جيل من العقدة الليمفاوية الدسم سادة الوهم لدراسة العقدة الليمفاوية اللحمية خلية المنشأ

Lymph nodes (LNs) are key organs of the immune system situated at strategic sites in the body, along the lymphatic vasculature network. They enable filtration of antigens and pathogens and provide a site for antigen presentation to lymphocytes and induction of adaptive immune responses. The stroma, which forms the basic structure of the LN and orchestrates the movement of the different hematopoietic participants of the adaptive immune response, is central to the function of these organs. Different populations of stromal cells supply essential and specific cues for the movements, localization, survival, proliferation and maturation of the hematopoietic component of the immune system^1-3. Adult LN stromal cells fall in three categories: the blood endothelial cells, the lymphatic endothelial cells and fibroblasts. These three categories encompass heterogeneous populations. The fibroblastic populations contain fibroblastic reticular cells (FRC), follicular dendritic cells (FDC), marginal reticular cells (MRC), while the fibroblasts forming the capsule, the medulla and other cells which are not yet identified^1-5. The origins and the mechanisms governing the maturation of the different LN stromal cell populations are unclear and the absence of specific markers allowing the fate mapping of specific LN stromal cell populations rends their study particularly difficult. However, a full understanding of the ontogeny of LN stromal cells is necessary to the comprehension of adaptive immune responses, the mechanisms contributing to tolerance and is at the basis of the development of artificial LNs.

So far, the study of LN stromal cell origin and development has been mostly limited to the direct assessment of LN development in embryos and newborns in wild type mice and different knockout mouse strains^6-9. These approaches are limited by the embryonic and perinatal lethality of some of the mouse strains carrying deletions in genes important for LN development. Moreover, some of the genes essential for lymphoid tissue development are also involved in a wide range of biological process as it is the case for RANK^10-11 or NF-κB2¹². To address these issues, isolation and transplantation of embryonic LNs under the kidney capsule of a host mouse have been performed^12-13. This technique allows, for example, the transfer of genetically modified embryonic LNs in a wild type environment to assess organ development and the recruitment and organization of host cells. However, the growth of embryonic LN grafted under the kidney capsule of an adult host is impaired, thus limiting the use of this technique.

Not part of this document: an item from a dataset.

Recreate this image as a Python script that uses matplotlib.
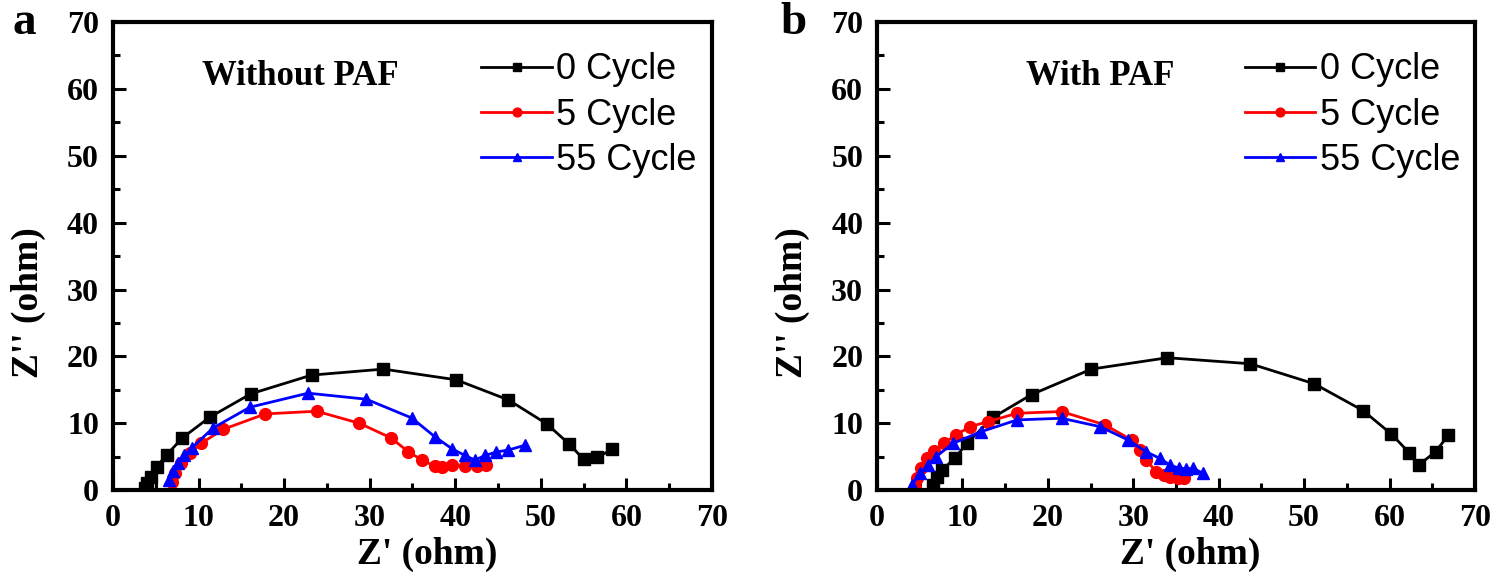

LNs and fat deposits are anatomically closely associated and they develop simultaneously during embryogenesis. We recently demonstrated that the association LN/adipose tissue plays a crucial role in the provision of stromal cell progenitors for the LNs. In particular, signaling through the LTβR controls the fate of adipocyte precursor cells by blocking adipogenesis and instead promoting maturation towards a LN stromal cell phenotype¹⁴. Here we describe a method based on generation of LN-fat pad chimeras allowing the tracing of adipose tissue derived cells in the developing LN. This method will be useful to determine the contribution of adipose tissues to different LN stromal cell populations and combined with the use of tissues from genetically modified mouse strains, will allow a better understanding of the mechanisms controlling the differentiation of the different LN stromal cell subsets.